And then an actual trip to Tuscany armed with a plant app this time

but finding only agrimony and hedge parsley and hartwort underfoot 

and in the air a few drafts of unfinished poems

never to be transcribed to posterity


And finally to my latest odyssey, a search for a quote  from Senator Windows

or any Windows for that matter, for a four pane sliding door 

which would bring the garden into the house or visa versa

with the proviso of... if I can afford this...


Which brings me back to that aria and  libretto

for an aria if you want to know is a self contained piece for one voice

and a libretto  the text of the opera-

information that might at least prove useful for a crossword...

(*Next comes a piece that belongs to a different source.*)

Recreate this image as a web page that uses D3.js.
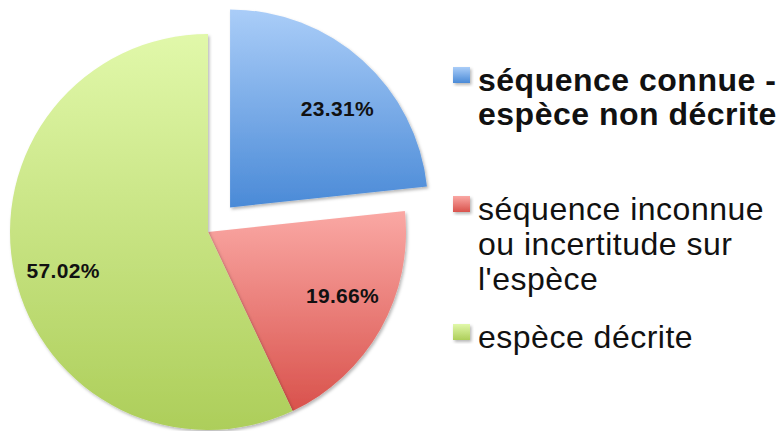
<!DOCTYPE html>
<html>
<head>
<meta charset="utf-8">
<script src="https://cdn.jsdelivr.net/npm/d3@7/dist/d3.min.js"></script>
<style>
  html, body { margin: 0; padding: 0; background: #fff; }
  svg { display: block; }
</style>
</head>
<body>
<svg id="chart" width="783" height="431"></svg>
<script>
const categories = ["séquence connue - espèce non décrite", "séquence inconnue ou incertitude sur l'espèce", "espèce décrite"];
const values = [23.31, 19.66, 57.02];
const valueLabels = ["23.31%", "19.66%", "57.02%"];
const legendLines = [["séquence connue -", "espèce non décrite"], ["séquence inconnue", "ou incertitude sur", "l'espèce"], ["espèce décrite"]];
const legendBold = [true, false, false];
const colorsTop = ["#aacdf8", "#faa8a4", "#e1f8aa"];
const colorsBottom = ["#4a8ad7", "#d9524c", "#adce5a"];

// layout (not data)
const explode = [33, 0, 0];
const labelNudge = [[8, 11], [5, -9], [0, 6]];
const legendBaseline = [91, 220, 348];
const legendLineH = [34, 35, 35];

const svg = d3.select("#chart");
const defs = svg.append("defs");
values.forEach((v, i) => {
  const g = defs.append("linearGradient").attr("id", "grad" + i)
    .attr("x1", 0).attr("y1", 0).attr("x2", 0).attr("y2", 1);
  g.append("stop").attr("offset", "0%").attr("stop-color", colorsTop[i]);
  g.append("stop").attr("offset", "100%").attr("stop-color", colorsBottom[i]);
});
const f = defs.append("filter").attr("id", "shadow").attr("x", "-10%").attr("y", "-10%").attr("width", "130%").attr("height", "130%");
f.append("feDropShadow").attr("dx", 1.5).attr("dy", 2).attr("stdDeviation", 1.8).attr("flood-color", "#000").attr("flood-opacity", 0.28);

const cx = 208, cy = 232, r = 198;
const pie = d3.pie().sort(null).value(d => d);
const arcs = pie(values);
const arc = d3.arc().innerRadius(0).outerRadius(r);
const labelArc = d3.arc().innerRadius(r * 0.75).outerRadius(r * 0.75);

const g = svg.append("g").attr("transform", `translate(${cx},${cy})`);
const slices = g.selectAll("g.slice").data(arcs).enter().append("g")
  .attr("class", "slice")
  .attr("transform", (d, i) => {
    const a = (d.startAngle + d.endAngle) / 2;
    return `translate(${Math.sin(a) * explode[i]},${-Math.cos(a) * explode[i]})`;
  });
slices.append("path").attr("d", arc)
  .attr("fill", (d, i) => `url(#grad${i})`)
  .attr("filter", "url(#shadow)");
slices.append("text")
  .attr("transform", (d, i) => {
    const c = labelArc.centroid(d);
    return `translate(${c[0] + labelNudge[i][0]},${c[1] + labelNudge[i][1]})`;
  })
  .attr("text-anchor", "middle")
  .attr("dominant-baseline", "central")
  .attr("font-family", "Liberation Sans, Arial, sans-serif")
  .attr("font-weight", "bold")
  .attr("font-size", 21)
  .attr("letter-spacing", 0.3)
  .attr("fill", "#111")
  .text((d, i) => valueLabels[i]);

// legend
const leg = svg.append("g");
categories.forEach((c, i) => {
  const y0 = legendBaseline[i];
  leg.append("rect").attr("x", 453).attr("y", y0 - 24).attr("width", 17).attr("height", 16)
    .attr("fill", `url(#grad${i})`).attr("filter", "url(#shadow)");
  const t = leg.append("text")
    .attr("x", 478).attr("y", y0)
    .attr("font-family", "Liberation Sans, Arial, sans-serif")
    .attr("font-size", 32)
    .attr("letter-spacing", 0.5)
    .attr("font-weight", legendBold[i] ? "bold" : "normal")
    .attr("fill", "#111");
  legendLines[i].forEach((ln, j) => {
    t.append("tspan").attr("x", 478).attr("y", y0 + j * legendLineH[i]).text(ln);
  });
});
</script>
</body>
</html>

Copyright 2024 Cathy Leonard All rights reserved

Friday, 29 March 2024

Basho



Came across Basho recently. 

Some interesting facts:

He was the father of the haiku. 

1644-1694. 

The Edo Period in Japan. Also known as the Genroka period 

A high point in Japan's Renaissance similar to the Elizabethan Period 100 years before.

His name means a grand tournament in Sumo wrestling...Wow!

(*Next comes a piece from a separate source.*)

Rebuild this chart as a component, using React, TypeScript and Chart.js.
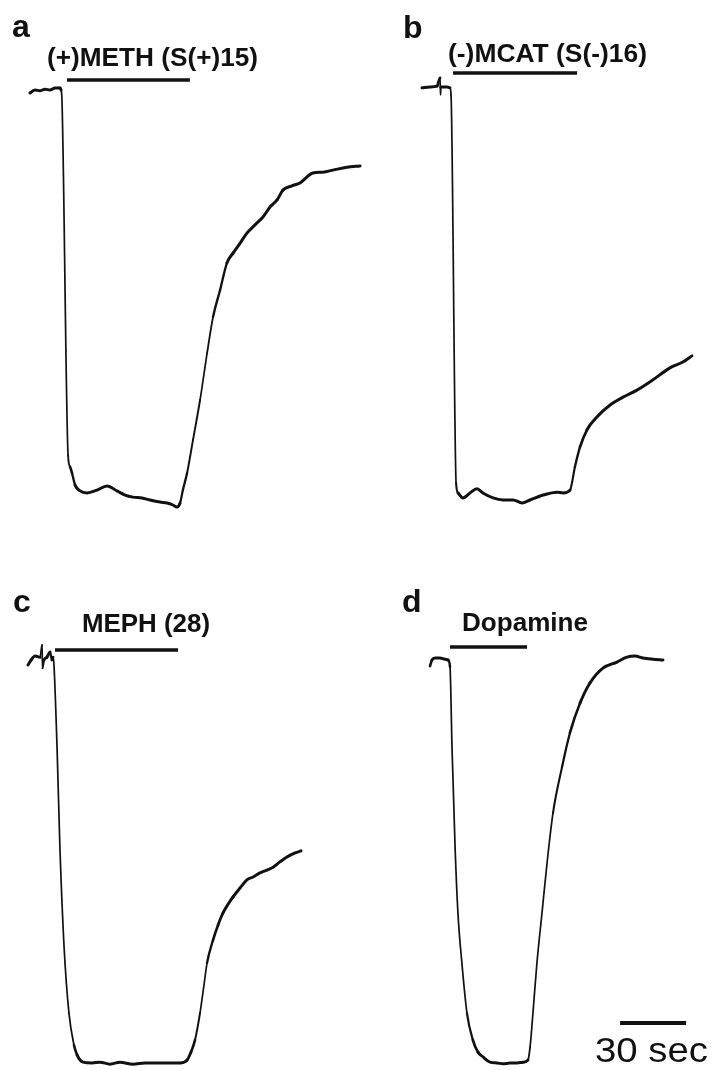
import React, { useEffect, useRef } from "react";
import { Chart, registerables } from "chart.js";

Chart.register(...registerables);

const W = 712;
const H = 1070;
const PX_PER_SEC = 2.2;

// ---- Data (time in s, response relative to baseline, full response = -100) ----
const timeA = [0, 2.3, 4.5, 6.8, 9.1, 11.4, 13.6, 14.1, 14.5, 17.3, 18.2, 19.1, 20.5, 22.7, 25.9, 30.5, 35.0, 39.5, 43.2, 46.8, 50.9, 54.5, 59.1, 62.3, 65.0, 66.8, 68.2, 69.5, 71.4, 74.1, 77.3, 80.5, 83.2, 86.4, 89.5, 92.3, 95.5, 98.6, 102.3, 105.9, 109.1, 112.3, 115.0, 119.1, 122.7, 128.6, 133.2, 137.7, 144.1, 150.0];
const valueA = [-0.7, 0, -0.2, 0.2, 0, 0.5, 0.5, 0, -2, -88, -90.8, -92.3, -95.2, -96.6, -97.1, -96.4, -95.4, -96.6, -97.6, -98.1, -98.3, -98.8, -99.3, -99.5, -100, -100.5, -99.5, -96.4, -92.3, -84.3, -74.7, -63.4, -54.7, -48.2, -41.7, -39.3, -36.9, -34.5, -32.5, -30.6, -28.2, -26.5, -24.1, -23.1, -22.4, -20, -19.8, -19.3, -18.6, -18.3];

const timeB = [0, 3.6, 6.8, 8.2, 8.4, 8.6, 11.4, 12.7, 13.2, 15.5, 16.4, 18.6, 21.8, 25.0, 27.7, 32.3, 36.8, 41.4, 45.5, 49.1, 55.0, 61.4, 64.1, 67.3, 69.5, 71.8, 75.0, 79.5, 85.5, 91.4, 97.7, 105.0, 112.7, 118.6, 122.7];
const valueB = [-0.2, 0, 0.2, 2.2, -1.9, 0, 0, -0.2, -1.9, -95.9, -98.3, -99.5, -98.3, -97.3, -98.3, -99.5, -100, -100, -100.7, -100, -98.8, -98.1, -98.3, -97.6, -92, -87.2, -83, -79.9, -77, -75.1, -73.4, -70.9, -68, -66.6, -65.1];

const timeC = [0, 1.4, 3.2, 5.5, 6.4, 6.6, 7.3, 8.6, 10.0, 10.9, 11.4, 11.8, 13.2, 14.5, 16.4, 18.6, 20.9, 22.3, 25.0, 29.1, 32.7, 37.3, 41.8, 47.7, 53.2, 58.6, 63.2, 69.1, 72.3, 74.1, 75.9, 78.2, 80.0, 81.4, 84.1, 86.4, 88.6, 93.2, 96.4, 99.5, 102.3, 105.5, 108.6, 111.4, 114.5, 117.7, 121.4, 124.1];
const valueC = [-1.7, -0.5, 0.5, 0.2, 3.2, -2.5, -0.5, 0.2, 1.5, -0.5, 0.2, -1.7, -21.9, -46.4, -71, -87.2, -95.1, -97.5, -99.3, -99.5, -99.3, -99.8, -99.3, -99.8, -99.5, -99.5, -99.5, -99.5, -98.8, -96.8, -93.9, -87.2, -80.3, -74.9, -69.3, -65.6, -62.7, -58.7, -56.5, -54.5, -53.8, -52.8, -52.1, -51.4, -50.1, -48.9, -47.9, -47.4];

const timeD = [0, 0.9, 2.3, 4.5, 6.8, 8.2, 9.1, 10.0, 11.4, 12.7, 14.5, 16.8, 19.5, 21.8, 24.1, 27.3, 30.5, 33.2, 36.4, 39.5, 42.3, 44.5, 45.5, 46.8, 48.6, 50.9, 53.2, 55.9, 60.0, 63.6, 68.2, 72.7, 78.6, 85.0, 89.5, 93.2, 96.8, 101.4, 105.9];
const valueD = [-1.5, 0, 0.5, 0.5, 0.2, 0, -1.7, -21.6, -46.4, -62.8, -75.2, -87.6, -94.3, -97.3, -98.5, -99.8, -100, -100.2, -100, -100, -99.8, -99.3, -96, -87.6, -75.2, -62.8, -50.4, -38, -26.6, -18.1, -10.7, -5.7, -2, -0.5, 0.7, 1, 0.5, 0.2, 0];

const panelLetters = ["a", "b", "c", "d"];
const drugLabels = ["(+)METH (S(+)15)", "(-)MCAT (S(-)16)", "MEPH (28)", "Dopamine"];
const drugStart = [16.8, 14.1, 12.3, 9.1];
const drugEnd = [72.7, 70.5, 68.2, 44.1];
const scaleBarStart = 86.4;
const scaleBarSeconds = 30;
const scaleBarLabel = "30 sec";

// ---- Layout (pixels) ----
const layout = [
  { x0: 30, yb: 90, ybot: 505, barY: 80, lx: 47, ly: 66, lw: 211, px: 12, py: 37 },
  { x0: 422, yb: 87, ybot: 500, barY: 73, lx: 448, ly: 62, lw: 199, px: 403, py: 38 },
  { x0: 28, yb: 658, ybot: 1065, barY: 650, lx: 82, ly: 632, lw: 128, px: 13, py: 612 },
  { x0: 430, yb: 660, ybot: 1063, barY: 647, lx: 462, ly: 631, lw: 126, px: 402, py: 612 },
];
const scaleBarLayout = { y: 1023, lx: 595, ly: 1062, lw: 113 };

const FONT = '"Liberation Sans", Arial, Helvetica, sans-serif';
const INK = "#111111";

function fitText(ctx: CanvasRenderingContext2D, text: string, x: number, y: number, w: number, font: string) {
  ctx.save();
  ctx.font = font;
  ctx.textAlign = "left";
  ctx.textBaseline = "alphabetic";
  const m = ctx.measureText(text).width;
  ctx.translate(x, y);
  ctx.scale(w / m, 1);
  ctx.fillStyle = INK;
  ctx.fillText(text, 0, 0);
  ctx.restore();
}

const series = [
  [timeA, valueA],
  [timeB, valueB],
  [timeC, valueC],
  [timeD, valueD],
];

export default function App() {
  const ref = useRef<HTMLCanvasElement | null>(null);

  useEffect(() => {
    if (!ref.current) return;
    const scales: any = {};
    layout.forEach((p, i) => {
      scales["x" + i] = {
        type: "linear",
        display: false,
        min: -p.x0 / PX_PER_SEC,
        max: (W - p.x0) / PX_PER_SEC,
      };
      const k = (p.ybot - p.yb) / 100;
      const ymax = p.yb / k;
      scales["y" + i] = {
        type: "linear",
        display: false,
        min: ymax - H / k,
        max: ymax,
      };
    });

    const datasets = series.map(([t, v], i) => ({
      data: t.map((x, j) => ({ x, y: v[j] })),
      xAxisID: "x" + i,
      yAxisID: "y" + i,
      borderColor: INK,
      borderWidth: 3,
      pointRadius: 0,
      fill: false,
      cubicInterpolationMode: "monotone" as const,
      borderJoinStyle: "round" as const,
      borderCapStyle: "round" as const,
      segment: {
        borderWidth: (c: any) => {
          const dx = Math.max(0.01, Math.abs(c.p1.x - c.p0.x));
          const dy = Math.abs(c.p1.y - c.p0.y);
          const s = dy / dx;
          const f = Math.min(1, Math.max(0, (s - 1.5) / 5));
          return 3 - 1.3 * f;
        },
      },
    }));

    const annotate = {
      id: "annotate",
      afterDraw(chart: any) {
        const ctx: CanvasRenderingContext2D = chart.ctx;
        layout.forEach((p, i) => {
          const xs = chart.scales["x" + i];
          const xa = xs.getPixelForValue(drugStart[i]);
          const xb = xs.getPixelForValue(drugEnd[i]);
          ctx.save();
          ctx.strokeStyle = INK;
          ctx.lineWidth = 3.5;
          ctx.beginPath();
          ctx.moveTo(xa, p.barY);
          ctx.lineTo(xb, p.barY);
          ctx.stroke();
          ctx.restore();
          fitText(ctx, drugLabels[i], p.lx, p.ly, p.lw, "bold 25px " + FONT);
          ctx.save();
          ctx.font = "bold 32px " + FONT;
          ctx.fillStyle = INK;
          ctx.textBaseline = "alphabetic";
          ctx.fillText(panelLetters[i], p.px, p.py);
          ctx.restore();
        });
        const xs = chart.scales["x3"];
        const sa = xs.getPixelForValue(scaleBarStart);
        const sb = xs.getPixelForValue(scaleBarStart + scaleBarSeconds);
        ctx.save();
        ctx.strokeStyle = INK;
        ctx.lineWidth = 4;
        ctx.beginPath();
        ctx.moveTo(sa, scaleBarLayout.y);
        ctx.lineTo(sb, scaleBarLayout.y);
        ctx.stroke();
        ctx.restore();
        fitText(ctx, scaleBarLabel, scaleBarLayout.lx, scaleBarLayout.ly, scaleBarLayout.lw, "35px " + FONT);
      },
    };

    const chart = new Chart(ref.current, {
      type: "line",
      data: { datasets },
      options: {
        animation: false,
        responsive: false,
        events: [],
        layout: { padding: 0 },
        scales,
        plugins: {
          legend: { display: false },
          tooltip: { enabled: false },
          title: { display: false },
        },
      },
      plugins: [annotate],
    } as any);
    return () => chart.destroy();
  }, []);

  return (
    <div style={{ position: "absolute", left: 0, top: 0, width: W, height: H, background: "#fff" }}>
      <canvas ref={ref} width={W} height={H} style={{ display: "block", width: W, height: H }} />
    </div>
  );
}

His most famous haiku is called  The Old Pond

Old pond

a frog jumps in

sound of water


or in Japanese


Furu ike ya

kawazu tobikomu

mizu no oto



So what are the rules for structuring a Haiku?

It has 3 lines

It has 5 syllables in the first and third lines

It has 7 syllables in the second line

Its lines don't rhyme

It includes a kireji or cutting word

It has a kigo, a reference to season.


The kireji had me perplexed but it is apparently a sort of spoken punctuation of one or two syllables that causes you to stop and think...a bit like the word but...

There's an interpretation of this haiku in the link below


So I decided to make up my own haiku which had to involve our one eyed Kit.


Our Kit on patrol

circles winter bird table

feathers fall from sky


Try it for Spring fun  

 head wrecking to be honest

but worth the effort....

https://poemanalysis.com/matsuo-basho/the-old-pond/

Thursday, 21 March 2024

Spring Buds



To dig myself out of this long fallow period

I picked up a poetry book by Billy Collins.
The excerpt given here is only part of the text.